**Objective:** Skip pictures; extract every line from the one with "Emit a LaTeX" through the one with "(0,0) rectangle (572,274);", exactly as written.

--- START OF Entries supplied ---

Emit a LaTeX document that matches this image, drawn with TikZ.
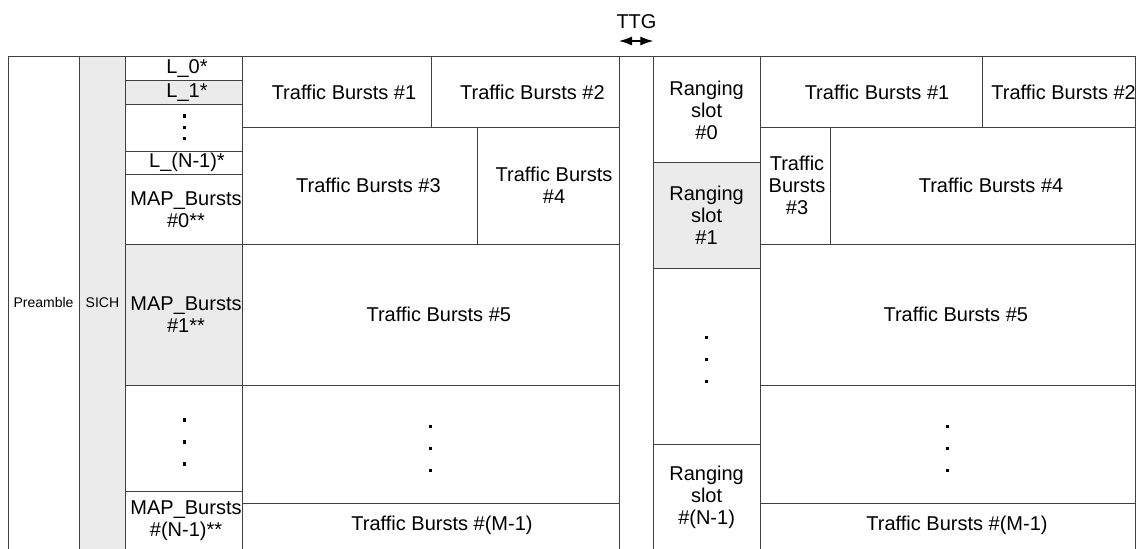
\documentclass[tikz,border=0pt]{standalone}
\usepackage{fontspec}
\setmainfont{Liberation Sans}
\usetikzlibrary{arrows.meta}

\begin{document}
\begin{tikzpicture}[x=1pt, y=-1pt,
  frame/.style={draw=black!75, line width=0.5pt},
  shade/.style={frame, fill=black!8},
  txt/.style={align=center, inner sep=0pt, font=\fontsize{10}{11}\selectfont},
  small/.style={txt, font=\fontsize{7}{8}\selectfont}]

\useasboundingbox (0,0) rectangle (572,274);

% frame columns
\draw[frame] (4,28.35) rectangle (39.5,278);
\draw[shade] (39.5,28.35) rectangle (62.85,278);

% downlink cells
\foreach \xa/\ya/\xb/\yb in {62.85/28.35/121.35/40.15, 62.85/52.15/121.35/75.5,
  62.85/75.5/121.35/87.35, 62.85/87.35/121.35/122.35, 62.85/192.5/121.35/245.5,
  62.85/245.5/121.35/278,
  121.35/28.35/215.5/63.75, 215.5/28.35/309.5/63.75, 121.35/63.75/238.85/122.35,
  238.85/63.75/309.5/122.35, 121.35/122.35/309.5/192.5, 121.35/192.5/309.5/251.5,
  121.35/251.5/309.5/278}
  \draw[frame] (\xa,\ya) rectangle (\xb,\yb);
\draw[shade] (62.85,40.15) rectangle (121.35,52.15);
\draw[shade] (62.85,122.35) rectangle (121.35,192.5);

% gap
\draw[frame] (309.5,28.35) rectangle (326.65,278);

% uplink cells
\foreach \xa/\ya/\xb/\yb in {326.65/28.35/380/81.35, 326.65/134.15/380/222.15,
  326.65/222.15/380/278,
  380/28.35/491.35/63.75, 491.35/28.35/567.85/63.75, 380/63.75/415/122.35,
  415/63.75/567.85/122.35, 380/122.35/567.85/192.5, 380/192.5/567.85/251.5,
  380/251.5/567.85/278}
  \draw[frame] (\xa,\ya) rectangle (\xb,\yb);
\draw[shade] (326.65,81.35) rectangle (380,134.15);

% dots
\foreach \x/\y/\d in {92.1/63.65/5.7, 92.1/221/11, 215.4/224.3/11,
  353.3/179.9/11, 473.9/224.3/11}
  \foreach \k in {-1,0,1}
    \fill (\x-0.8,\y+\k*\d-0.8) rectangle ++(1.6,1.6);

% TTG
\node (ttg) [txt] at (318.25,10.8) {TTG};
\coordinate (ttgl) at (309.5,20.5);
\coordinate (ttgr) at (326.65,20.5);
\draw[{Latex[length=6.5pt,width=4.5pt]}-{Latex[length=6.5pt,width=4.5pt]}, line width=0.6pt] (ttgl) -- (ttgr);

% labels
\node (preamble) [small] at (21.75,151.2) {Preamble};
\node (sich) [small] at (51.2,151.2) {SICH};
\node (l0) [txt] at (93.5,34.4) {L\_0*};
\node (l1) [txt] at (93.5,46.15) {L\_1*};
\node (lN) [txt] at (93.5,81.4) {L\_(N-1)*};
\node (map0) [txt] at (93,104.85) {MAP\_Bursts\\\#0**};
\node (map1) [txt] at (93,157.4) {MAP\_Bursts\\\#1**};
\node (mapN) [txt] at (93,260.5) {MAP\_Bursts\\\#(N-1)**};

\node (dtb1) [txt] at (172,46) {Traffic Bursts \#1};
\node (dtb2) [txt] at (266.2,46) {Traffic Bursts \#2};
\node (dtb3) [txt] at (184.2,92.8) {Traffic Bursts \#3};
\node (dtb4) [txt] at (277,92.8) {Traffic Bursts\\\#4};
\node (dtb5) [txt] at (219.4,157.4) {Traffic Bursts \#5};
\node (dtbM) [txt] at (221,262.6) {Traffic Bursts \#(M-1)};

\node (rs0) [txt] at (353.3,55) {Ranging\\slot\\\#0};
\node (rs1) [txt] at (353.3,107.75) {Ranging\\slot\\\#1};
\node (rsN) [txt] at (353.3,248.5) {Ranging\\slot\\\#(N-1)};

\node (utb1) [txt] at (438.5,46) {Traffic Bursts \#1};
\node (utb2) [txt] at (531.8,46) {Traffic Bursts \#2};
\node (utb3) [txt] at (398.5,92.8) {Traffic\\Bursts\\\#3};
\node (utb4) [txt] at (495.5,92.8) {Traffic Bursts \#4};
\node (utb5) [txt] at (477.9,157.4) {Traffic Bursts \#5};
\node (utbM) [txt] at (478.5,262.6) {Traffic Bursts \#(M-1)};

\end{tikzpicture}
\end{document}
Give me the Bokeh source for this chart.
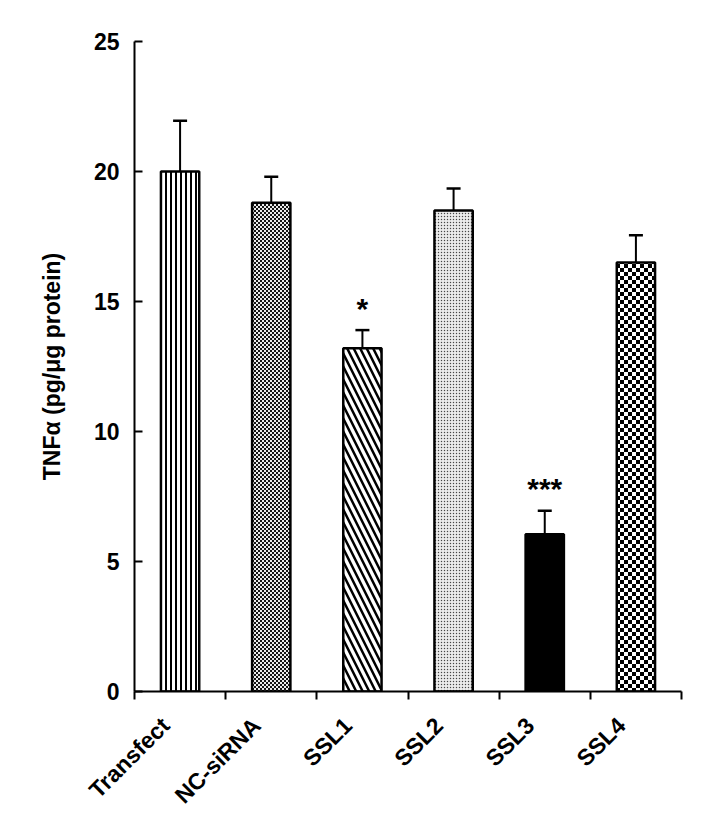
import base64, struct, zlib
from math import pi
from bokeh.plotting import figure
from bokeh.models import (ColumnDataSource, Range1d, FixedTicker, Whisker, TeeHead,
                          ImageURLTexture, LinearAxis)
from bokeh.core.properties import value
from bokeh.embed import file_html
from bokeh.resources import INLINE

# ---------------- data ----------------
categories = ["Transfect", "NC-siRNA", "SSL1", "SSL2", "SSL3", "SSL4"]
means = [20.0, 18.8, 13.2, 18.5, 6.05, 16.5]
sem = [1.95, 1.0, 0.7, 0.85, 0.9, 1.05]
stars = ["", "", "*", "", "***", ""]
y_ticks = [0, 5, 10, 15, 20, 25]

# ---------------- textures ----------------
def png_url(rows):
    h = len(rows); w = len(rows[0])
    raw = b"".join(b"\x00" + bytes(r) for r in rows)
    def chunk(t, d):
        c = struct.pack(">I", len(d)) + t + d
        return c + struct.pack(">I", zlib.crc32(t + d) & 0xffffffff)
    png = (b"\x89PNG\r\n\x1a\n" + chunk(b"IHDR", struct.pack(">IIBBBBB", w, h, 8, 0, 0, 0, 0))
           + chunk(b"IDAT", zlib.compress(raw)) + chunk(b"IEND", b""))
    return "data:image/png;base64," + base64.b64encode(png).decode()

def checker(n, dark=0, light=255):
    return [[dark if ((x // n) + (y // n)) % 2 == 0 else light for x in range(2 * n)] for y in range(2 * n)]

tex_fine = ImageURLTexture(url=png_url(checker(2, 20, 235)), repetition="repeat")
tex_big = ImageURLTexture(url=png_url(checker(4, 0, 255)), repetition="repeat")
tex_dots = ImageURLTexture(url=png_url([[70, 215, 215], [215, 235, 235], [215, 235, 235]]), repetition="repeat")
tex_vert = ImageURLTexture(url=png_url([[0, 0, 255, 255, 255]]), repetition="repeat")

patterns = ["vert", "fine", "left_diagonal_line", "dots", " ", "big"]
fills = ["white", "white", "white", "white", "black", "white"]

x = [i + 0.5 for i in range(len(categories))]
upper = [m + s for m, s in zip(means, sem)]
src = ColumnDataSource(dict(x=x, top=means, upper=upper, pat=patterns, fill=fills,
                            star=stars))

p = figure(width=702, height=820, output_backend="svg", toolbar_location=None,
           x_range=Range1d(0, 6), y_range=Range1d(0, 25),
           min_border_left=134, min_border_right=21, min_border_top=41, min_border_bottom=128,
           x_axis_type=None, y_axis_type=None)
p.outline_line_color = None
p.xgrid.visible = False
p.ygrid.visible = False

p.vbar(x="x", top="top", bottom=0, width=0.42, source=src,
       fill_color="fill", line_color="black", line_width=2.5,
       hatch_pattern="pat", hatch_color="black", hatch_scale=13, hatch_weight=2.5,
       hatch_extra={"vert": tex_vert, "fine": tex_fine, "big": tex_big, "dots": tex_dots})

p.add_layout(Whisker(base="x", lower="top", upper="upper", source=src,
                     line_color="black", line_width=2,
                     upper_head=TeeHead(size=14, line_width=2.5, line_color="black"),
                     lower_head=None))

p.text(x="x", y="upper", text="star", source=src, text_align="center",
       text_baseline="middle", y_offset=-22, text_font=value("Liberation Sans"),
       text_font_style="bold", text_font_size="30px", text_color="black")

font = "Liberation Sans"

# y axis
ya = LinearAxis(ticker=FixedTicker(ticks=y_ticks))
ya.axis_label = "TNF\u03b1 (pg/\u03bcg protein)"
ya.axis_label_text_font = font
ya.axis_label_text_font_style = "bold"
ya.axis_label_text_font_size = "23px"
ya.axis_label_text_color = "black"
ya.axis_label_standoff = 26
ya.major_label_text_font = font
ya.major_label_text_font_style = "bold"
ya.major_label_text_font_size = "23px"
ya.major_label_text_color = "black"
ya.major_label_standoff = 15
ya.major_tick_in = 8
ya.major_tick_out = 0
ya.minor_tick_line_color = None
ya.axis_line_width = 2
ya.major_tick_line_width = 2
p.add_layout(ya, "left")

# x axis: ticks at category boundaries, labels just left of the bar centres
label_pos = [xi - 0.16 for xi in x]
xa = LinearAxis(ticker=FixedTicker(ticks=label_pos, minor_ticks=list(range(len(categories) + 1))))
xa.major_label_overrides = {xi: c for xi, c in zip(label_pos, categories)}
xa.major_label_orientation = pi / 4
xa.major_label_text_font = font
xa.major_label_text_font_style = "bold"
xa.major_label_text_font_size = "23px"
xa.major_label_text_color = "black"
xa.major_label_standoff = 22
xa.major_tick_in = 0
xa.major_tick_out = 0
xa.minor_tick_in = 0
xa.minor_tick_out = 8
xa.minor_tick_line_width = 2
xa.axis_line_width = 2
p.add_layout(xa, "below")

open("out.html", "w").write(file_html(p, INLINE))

--- END OF Entries supplied ---
--- START OF Entries supplied ---

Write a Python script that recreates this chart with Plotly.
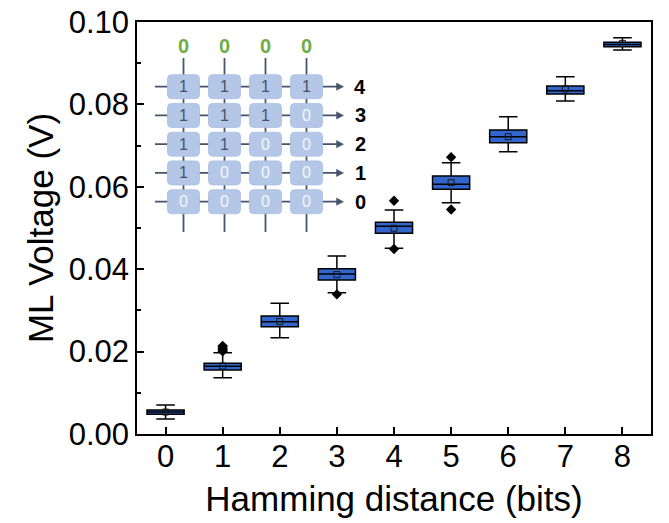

--- END OF Entries supplied ---
--- START OF Entries supplied ---

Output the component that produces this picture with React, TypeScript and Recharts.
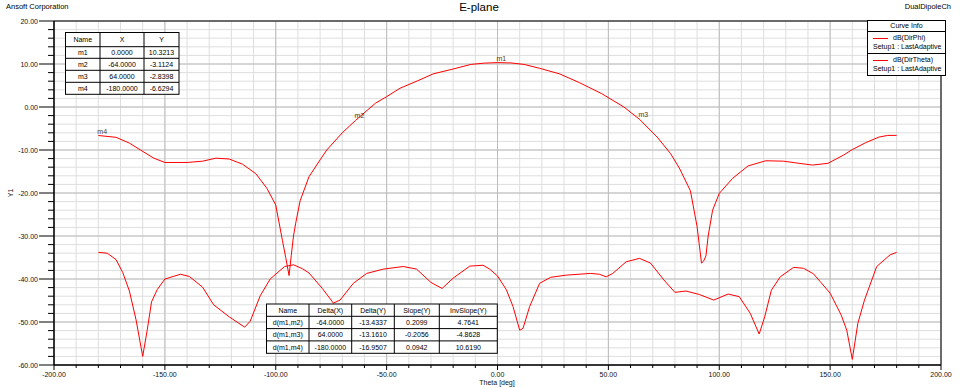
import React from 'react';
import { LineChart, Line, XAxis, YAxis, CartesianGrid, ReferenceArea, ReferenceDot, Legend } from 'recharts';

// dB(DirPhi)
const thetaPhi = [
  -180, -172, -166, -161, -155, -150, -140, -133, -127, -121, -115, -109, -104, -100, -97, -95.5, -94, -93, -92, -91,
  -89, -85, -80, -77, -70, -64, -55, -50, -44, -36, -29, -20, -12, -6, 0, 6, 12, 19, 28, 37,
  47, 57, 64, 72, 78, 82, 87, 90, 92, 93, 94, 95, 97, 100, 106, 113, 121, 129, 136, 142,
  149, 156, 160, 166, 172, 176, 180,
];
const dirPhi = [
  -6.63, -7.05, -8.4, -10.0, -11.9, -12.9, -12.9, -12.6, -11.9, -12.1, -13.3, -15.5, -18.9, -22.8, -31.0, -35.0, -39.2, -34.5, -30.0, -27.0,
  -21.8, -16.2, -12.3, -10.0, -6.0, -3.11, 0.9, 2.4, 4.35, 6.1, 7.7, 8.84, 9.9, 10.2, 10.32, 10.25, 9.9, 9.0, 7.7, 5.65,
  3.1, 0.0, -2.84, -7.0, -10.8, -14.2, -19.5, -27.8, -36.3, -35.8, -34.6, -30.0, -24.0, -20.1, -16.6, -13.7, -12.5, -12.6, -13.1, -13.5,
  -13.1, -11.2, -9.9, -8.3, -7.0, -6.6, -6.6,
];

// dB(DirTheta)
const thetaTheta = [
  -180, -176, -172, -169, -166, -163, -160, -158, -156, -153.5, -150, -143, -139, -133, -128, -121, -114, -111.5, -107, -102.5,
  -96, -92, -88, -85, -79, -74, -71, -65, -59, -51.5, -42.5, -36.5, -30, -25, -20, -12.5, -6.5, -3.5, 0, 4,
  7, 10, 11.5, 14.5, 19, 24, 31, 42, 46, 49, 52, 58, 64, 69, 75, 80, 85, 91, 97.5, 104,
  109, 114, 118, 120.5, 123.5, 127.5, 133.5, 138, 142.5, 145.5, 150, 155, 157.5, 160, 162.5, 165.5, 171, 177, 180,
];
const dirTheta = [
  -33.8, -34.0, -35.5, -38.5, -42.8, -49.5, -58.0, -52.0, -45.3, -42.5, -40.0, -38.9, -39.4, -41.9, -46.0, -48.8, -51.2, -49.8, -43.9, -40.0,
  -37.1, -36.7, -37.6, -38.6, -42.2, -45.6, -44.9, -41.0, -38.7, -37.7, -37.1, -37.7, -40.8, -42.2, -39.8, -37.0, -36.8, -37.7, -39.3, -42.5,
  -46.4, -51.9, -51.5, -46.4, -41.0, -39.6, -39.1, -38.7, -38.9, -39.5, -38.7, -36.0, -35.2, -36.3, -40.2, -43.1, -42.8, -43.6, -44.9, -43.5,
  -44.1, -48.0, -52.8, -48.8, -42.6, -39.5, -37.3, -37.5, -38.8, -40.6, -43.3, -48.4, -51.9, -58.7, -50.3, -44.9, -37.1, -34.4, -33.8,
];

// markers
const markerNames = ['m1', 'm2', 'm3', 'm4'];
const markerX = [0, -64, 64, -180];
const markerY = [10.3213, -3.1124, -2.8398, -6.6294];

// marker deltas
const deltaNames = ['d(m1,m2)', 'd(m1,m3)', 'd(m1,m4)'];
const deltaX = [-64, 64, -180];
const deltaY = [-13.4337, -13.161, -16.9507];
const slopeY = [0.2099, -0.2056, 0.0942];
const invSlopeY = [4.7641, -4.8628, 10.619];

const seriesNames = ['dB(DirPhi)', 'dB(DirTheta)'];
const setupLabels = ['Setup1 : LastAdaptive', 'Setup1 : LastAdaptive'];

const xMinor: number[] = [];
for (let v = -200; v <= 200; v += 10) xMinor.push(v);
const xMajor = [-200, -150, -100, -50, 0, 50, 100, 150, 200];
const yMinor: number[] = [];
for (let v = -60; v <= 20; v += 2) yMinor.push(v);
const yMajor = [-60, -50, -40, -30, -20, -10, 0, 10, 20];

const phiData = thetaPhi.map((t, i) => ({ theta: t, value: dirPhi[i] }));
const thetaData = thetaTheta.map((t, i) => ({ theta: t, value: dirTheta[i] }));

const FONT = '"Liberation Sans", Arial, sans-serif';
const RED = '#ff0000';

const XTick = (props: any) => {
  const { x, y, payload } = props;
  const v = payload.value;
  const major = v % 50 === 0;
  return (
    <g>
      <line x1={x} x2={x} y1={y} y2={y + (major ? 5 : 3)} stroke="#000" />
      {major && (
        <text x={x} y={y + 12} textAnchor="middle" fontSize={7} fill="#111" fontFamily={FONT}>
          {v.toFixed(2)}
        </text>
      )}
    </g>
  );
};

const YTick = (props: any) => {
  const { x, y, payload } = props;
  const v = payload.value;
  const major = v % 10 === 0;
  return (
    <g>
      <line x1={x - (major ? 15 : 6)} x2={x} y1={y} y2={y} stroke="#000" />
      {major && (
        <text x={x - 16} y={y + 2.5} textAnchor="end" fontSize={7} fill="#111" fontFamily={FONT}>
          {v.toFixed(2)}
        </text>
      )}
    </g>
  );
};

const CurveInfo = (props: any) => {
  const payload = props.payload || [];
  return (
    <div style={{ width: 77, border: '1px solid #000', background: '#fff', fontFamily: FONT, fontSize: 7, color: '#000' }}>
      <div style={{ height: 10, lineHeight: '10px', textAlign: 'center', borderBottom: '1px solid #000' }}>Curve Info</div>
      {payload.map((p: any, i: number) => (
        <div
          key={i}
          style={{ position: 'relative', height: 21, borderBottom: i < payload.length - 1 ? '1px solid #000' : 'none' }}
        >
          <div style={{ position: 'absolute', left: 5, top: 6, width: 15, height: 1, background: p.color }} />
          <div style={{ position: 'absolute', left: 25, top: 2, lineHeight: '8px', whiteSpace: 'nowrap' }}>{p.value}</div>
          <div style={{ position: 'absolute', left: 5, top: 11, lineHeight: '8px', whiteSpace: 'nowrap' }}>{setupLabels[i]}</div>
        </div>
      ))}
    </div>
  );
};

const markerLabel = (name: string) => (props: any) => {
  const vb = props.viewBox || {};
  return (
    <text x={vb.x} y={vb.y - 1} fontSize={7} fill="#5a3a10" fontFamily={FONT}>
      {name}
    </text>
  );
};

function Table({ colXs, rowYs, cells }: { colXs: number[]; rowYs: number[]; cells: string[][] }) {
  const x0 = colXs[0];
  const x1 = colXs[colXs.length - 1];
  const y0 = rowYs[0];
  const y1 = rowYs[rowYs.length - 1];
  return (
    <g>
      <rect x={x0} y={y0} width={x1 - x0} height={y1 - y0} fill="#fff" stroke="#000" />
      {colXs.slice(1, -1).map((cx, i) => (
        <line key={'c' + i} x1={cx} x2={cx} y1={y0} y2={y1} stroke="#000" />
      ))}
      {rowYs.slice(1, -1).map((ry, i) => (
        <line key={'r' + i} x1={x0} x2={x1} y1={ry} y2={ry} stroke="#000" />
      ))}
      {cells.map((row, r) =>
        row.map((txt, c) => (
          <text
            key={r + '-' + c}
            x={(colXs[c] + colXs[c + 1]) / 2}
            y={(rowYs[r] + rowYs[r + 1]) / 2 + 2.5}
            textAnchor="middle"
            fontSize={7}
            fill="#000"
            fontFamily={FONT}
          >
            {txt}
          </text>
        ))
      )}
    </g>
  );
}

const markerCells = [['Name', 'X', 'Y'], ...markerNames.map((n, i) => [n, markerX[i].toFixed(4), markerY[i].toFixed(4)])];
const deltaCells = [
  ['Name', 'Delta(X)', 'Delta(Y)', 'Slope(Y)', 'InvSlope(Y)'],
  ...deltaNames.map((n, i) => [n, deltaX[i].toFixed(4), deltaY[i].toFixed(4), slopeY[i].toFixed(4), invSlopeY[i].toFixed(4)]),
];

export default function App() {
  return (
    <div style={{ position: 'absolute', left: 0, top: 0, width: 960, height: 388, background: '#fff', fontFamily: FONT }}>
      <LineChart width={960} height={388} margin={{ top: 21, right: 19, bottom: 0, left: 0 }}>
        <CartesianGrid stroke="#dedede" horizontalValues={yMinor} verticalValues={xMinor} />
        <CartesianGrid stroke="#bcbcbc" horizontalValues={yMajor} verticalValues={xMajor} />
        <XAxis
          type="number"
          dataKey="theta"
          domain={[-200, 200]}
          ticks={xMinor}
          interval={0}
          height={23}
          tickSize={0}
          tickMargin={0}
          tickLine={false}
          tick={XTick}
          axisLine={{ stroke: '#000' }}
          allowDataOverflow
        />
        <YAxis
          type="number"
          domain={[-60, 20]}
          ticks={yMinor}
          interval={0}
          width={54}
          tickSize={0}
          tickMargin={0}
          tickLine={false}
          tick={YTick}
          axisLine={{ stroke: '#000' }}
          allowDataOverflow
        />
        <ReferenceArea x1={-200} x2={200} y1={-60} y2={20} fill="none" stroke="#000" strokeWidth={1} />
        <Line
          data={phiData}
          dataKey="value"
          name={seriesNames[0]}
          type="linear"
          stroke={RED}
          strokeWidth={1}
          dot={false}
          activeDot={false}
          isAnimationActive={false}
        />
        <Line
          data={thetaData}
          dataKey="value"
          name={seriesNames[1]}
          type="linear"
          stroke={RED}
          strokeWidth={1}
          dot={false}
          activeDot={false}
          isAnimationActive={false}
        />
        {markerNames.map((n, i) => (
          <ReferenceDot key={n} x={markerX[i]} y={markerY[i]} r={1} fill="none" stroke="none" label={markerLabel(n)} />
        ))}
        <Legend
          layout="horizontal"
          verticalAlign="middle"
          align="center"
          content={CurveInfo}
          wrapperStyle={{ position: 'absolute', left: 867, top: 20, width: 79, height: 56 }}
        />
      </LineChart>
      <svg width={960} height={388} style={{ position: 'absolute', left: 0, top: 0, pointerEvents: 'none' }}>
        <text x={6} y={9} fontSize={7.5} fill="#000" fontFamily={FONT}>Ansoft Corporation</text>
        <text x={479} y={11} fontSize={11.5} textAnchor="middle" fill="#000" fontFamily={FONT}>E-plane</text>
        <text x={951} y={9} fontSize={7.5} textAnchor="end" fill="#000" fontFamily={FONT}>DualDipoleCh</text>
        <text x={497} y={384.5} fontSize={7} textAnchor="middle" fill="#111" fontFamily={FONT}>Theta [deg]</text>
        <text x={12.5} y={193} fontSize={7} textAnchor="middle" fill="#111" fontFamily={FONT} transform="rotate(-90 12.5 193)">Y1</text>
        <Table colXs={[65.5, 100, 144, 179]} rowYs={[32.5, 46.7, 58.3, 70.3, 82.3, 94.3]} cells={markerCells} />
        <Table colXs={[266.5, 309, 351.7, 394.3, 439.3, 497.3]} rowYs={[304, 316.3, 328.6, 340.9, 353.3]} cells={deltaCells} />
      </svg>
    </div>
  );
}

--- END OF Entries supplied ---

**Written reply:**
Emit a LaTeX document that matches this image, drawn with TikZ.
\documentclass[tikz,border=0pt]{standalone}
\usepackage{fontspec}
\setmainfont{Liberation Sans}
\usetikzlibrary{arrows.meta}

\begin{document}
\begin{tikzpicture}[x=1pt, y=-1pt,
  frame/.style={draw=black!75, line width=0.5pt},
  shade/.style={frame, fill=black!8},
  txt/.style={align=center, inner sep=0pt, font=\fontsize{10}{11}\selectfont},
  small/.style={txt, font=\fontsize{7}{8}\selectfont}]

\useasboundingbox (0,0) rectangle (572,274);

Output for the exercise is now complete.